El alma humana ha demostrado que tiene la capacidad de soportar y superar lo indecible, más allá de lo imaginable. (Foto: Fuente externa).

El estado de ánimo mundial refleja cierto grado de agotamiento, desconsuelo, pérdida de fe en el horizonte individual, institucional y colectivo. No solo por la emergencia sanitaria mundial, sino también por el desacierto del clima y los ecos de tambores de guerra.

Por Jesús Rojas
Un espíritu de desesperanza y desaliento recorre los rincones del mundo. Y es que 24 meses de pandemia no ha sido para menos ni dado tregua. Nueva York, Londres, Washington, Moscú, París, Tokio o Pekín, la tónica parece ser la misma: los heraldos negros no dan cabida a la esperanza y el optimismo.

La panorámica se proyecta desoladora.
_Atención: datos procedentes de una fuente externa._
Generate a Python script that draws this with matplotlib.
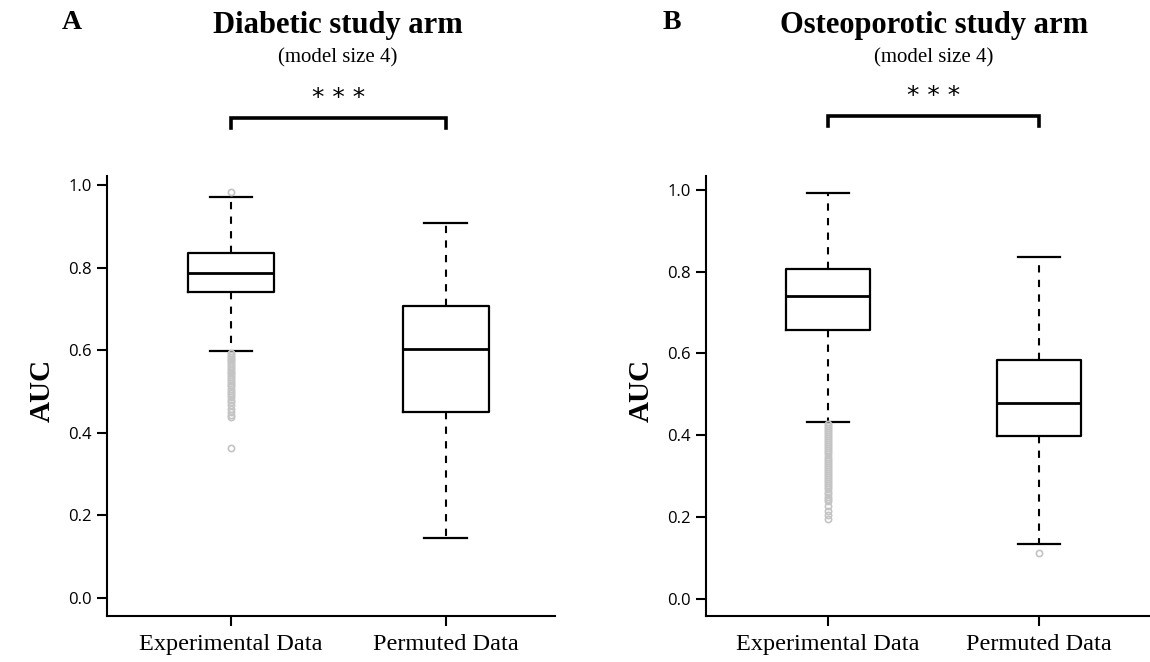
"""Boxplots of AUC, experimental vs permuted data, for the two study arms."""

import matplotlib

matplotlib.use("Agg")
import matplotlib.pyplot as plt

GROUPS = ["Experimental Data", "Permuted Data"]

# panel A: diabetic arm (whislo, q1, med, q3, whishi)
DIAB_EXP = [0.599, 0.742, 0.787, 0.836, 0.971]
DIAB_PERM = [0.145, 0.450, 0.603, 0.707, 0.907]
DIAB_EXP_OUT = [0.983, 0.592, 0.588, 0.583, 0.579, 0.575, 0.571, 0.566, 0.562, 0.557,
                0.553, 0.548, 0.544, 0.540, 0.535, 0.530, 0.526, 0.521, 0.516, 0.512,
                0.507, 0.502, 0.497, 0.491, 0.486, 0.480, 0.474, 0.466, 0.458, 0.449,
                0.443, 0.437, 0.362]
DIAB_PERM_OUT = []

# panel B: osteoporotic arm
OST_EXP = [0.433, 0.658, 0.741, 0.807, 0.993]
OST_PERM = [0.134, 0.399, 0.479, 0.584, 0.836]
OST_EXP_OUT = [0.428, 0.423, 0.418, 0.413, 0.408, 0.403, 0.398, 0.393, 0.388, 0.383,
               0.378, 0.373, 0.368, 0.363, 0.358, 0.353, 0.348, 0.343, 0.338, 0.333,
               0.328, 0.323, 0.318, 0.313, 0.308, 0.303, 0.298, 0.293, 0.288, 0.283,
               0.278, 0.273, 0.268, 0.262, 0.256, 0.250, 0.244, 0.238, 0.228, 0.214,
               0.205, 0.196]
OST_PERM_OUT = [0.113]

SERIF = "Liberation Serif"
SANS = "Open Sans"


def stats(five, out, label):
    lo, q1, med, q3, hi = five
    return {"whislo": lo, "q1": q1, "med": med, "q3": q3, "whishi": hi,
            "fliers": out, "label": label}


def panel(ax, exp, perm, exp_out, perm_out, xlim, ylim):
    bx = [stats(exp, exp_out, GROUPS[0]), stats(perm, perm_out, GROUPS[1])]
    ax.bxp(bx, positions=[1, 2], widths=0.4, showfliers=True,
           boxprops=dict(color="black", linewidth=1.6),
           medianprops=dict(color="black", linewidth=2.0),
           whiskerprops=dict(color="black", linewidth=1.5, linestyle=(0, (3.5, 3.5))),
           capprops=dict(color="black", linewidth=1.6),
           capwidths=0.2,
           flierprops=dict(marker="o", markersize=4.5, markerfacecolor="none",
                           markeredgecolor="#c4c4c4", markeredgewidth=1.2))
    ax.set_xlim(*xlim)
    ax.set_ylim(*ylim)
    ax.set_yticks([0.0, 0.2, 0.4, 0.6, 0.8, 1.0])
    ax.set_yticklabels([f"{v:.1f}" for v in [0.0, 0.2, 0.4, 0.6, 0.8, 1.0]],
                       fontfamily=SANS, fontsize=12)
    ax.set_xticks([1, 2])
    ax.set_xticklabels(GROUPS, fontfamily=SERIF, fontsize=17.5)
    for s in ("top", "right"):
        ax.spines[s].set_visible(False)
    for s in ("left", "bottom"):
        ax.spines[s].set_linewidth(1.5)
    ax.tick_params(axis="both", direction="out", length=7, width=1.5, pad=4)
    ax.tick_params(axis="x", pad=6)


def bracket(ax, y, drop):
    ax.plot([1, 1, 2, 2], [y - drop, y, y, y - drop], color="black", linewidth=2.6,
            clip_on=False, solid_joinstyle="miter")
    ax.text(1.5, y + 0.02, "* * *", ha="center", va="bottom", fontsize=18,
            fontfamily="DejaVu Sans")


fig = plt.figure(figsize=(11.5, 6.62), dpi=100)
ax1 = fig.add_axes([0.093, 0.0695, 0.3896, 0.6647])
ax2 = fig.add_axes([0.6139, 0.0695, 0.386, 0.6647])

panel(ax1, DIAB_EXP, DIAB_PERM, DIAB_EXP_OUT, DIAB_PERM_OUT, (0.423, 2.507), (-0.044, 1.022))
panel(ax2, OST_EXP, OST_PERM, OST_EXP_OUT, OST_PERM_OUT, (0.422, 2.526), (-0.042, 1.034))

bracket(ax1, 1.162, 0.024)
bracket(ax2, 1.181, 0.024)

for lx, tx, title, ylx in [(0.0626, 0.294, "Diabetic study arm", 0.0365),
                           (0.5845, 0.812, "Osteoporotic study arm", 0.558)]:
    fig.text(lx, 0.966, "A" if lx < 0.5 else "B", ha="center", va="center",
             fontfamily=SERIF, fontweight="bold", fontsize=20)
    fig.text(tx, 0.962, title, ha="center", va="center",
             fontfamily=SERIF, fontweight="bold", fontsize=22)
    fig.text(tx, 0.913, "(model size 4)", ha="center", va="center",
             fontfamily=SERIF, fontsize=15)
    fig.text(ylx, 0.41, "AUC", ha="center", va="center", rotation=90,
             fontfamily=SERIF, fontweight="bold", fontsize=21)

fig.savefig("out.png", dpi=100)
A la crisis en la salud pública, se suma la política, económica, social y existencial. El estado de ánimo mundial refleja cierto grado de agotamiento, desconsuelo, pérdida de fe en el horizonte individual, institucional y colectivo. No solo por la emergencia sanitaria mundial, sino también por el desacierto del clima y los ecos de tambores de guerra.

Frente a lo que un poeta describió como “la hora de la verdad”, los desafíos son oportunidades para poner a prueba la capacidad y el ingenio del espíritu humano. Jamás el desaliento ha dado fruto perenne. Menos cuando afecta a todos por igual y la anarquía, el escapismo y el negacionismo pretendan imponerse ante nuevos retos y realidades.

La historia del siglo XX está repleta de buenos ejemplos. Es el testimonio plasmado en obras literarias que sumado a la grandeza del autor, reflejan la actitud constante del espíritu humano. Indomable frente a la calamidad, la amenaza y el desconcierto seductor de la lógica del pesimismo, inspirado en su dualidad por la esperanza y la fe incuestionable que mueve montañas.

César Vallejo en Los Heraldos Negros (1918); Ana Frank, Diario de Ana Frank (1947); Constantin Virgil Gheorghiu, La Hora 25 (1949); Pedro Mir, Hay un país en el mundo (1949); Aleksandr Solzhenitsyn, Archipiélago Gulag, (1973); Jorge Luis Borges, El Aleph (1945; Armando Valladares, Contra toda esperanza (1985); o Gabriel García Márquez, Relato de un naufragio (1970). Todos reflejan un denominador común: el valor de lo permanente y trascendente.

Esas y otras obras en su mérito en tiempo, espacio y lugar, reflejaron en mayor o menor grado crudas realidades, dolorosas circunstancias inéditas para el ser humano. Son fiel testimonio que confirma que el espíritu de la humanidad es indomable. Resurge victorioso desde el pozo más oscuro de la ignominia, el miedo, el dolor y la indignidad, sostenido por un átomo de fe y de esperanza.

El alma humana ha demostrado que tiene la capacidad de soportar y superar lo indecible, más allá de lo imaginable. Por lo tanto, no tiene lógica alimentar el desconsuelo y el pavor frente a una prueba suprema como la pandemia con su pesada carga de dolores, lutos y sufrimientos. Para muchos resulta difícil la insoportable levedad del ser en tiempos de tarjetas de crédito, whiskies caros, la vida loca, apegos materiales o la brevedad momentánea de placeres efímeros.

Lo tétrico de esa actitud pesimista que recorre el mundo ha sido la conducta de muchos medios televisivos. En sus afanes por llevar la cruda actualidad y sumar audiencia, se alimenta el morbo, el pesimismo y la desesperanza por contagio. El síndrome del precipicio inminente. La lotería y el rosario de difuntos. Es paradójico que una conductora llamada Felicidad refleje en la pantalla chica el eco casi constante de la desventura.

Se precisa comprender que la humanidad está agotada no solo por los efectos del letal virus. Camina en modo de supervivencia. El grado de saturación mediática en el hogar, golpes de malas noticias, incertidumbre y confusión de instituciones y responsables de orientar, casi han colmado la copa de la salud física, mental y espiritual, y se insista en relegar el valor del optimismo como contrapeso necesario y saludable.

Un espíritu de desesperanza recorre los rincones del mundo. Se requiere revertir esa ola pesimista en la cadena de contagios mediático. Es urgente alimentar la fe y el amor por el prójimo, espejo propio, por un mundo futuro mejor. La trascendencia y el valor de la vida y el espíritu humano han de prevalecer frente al contracanto a la esperanza y los heraldos negros que apuestan al fracaso de todos.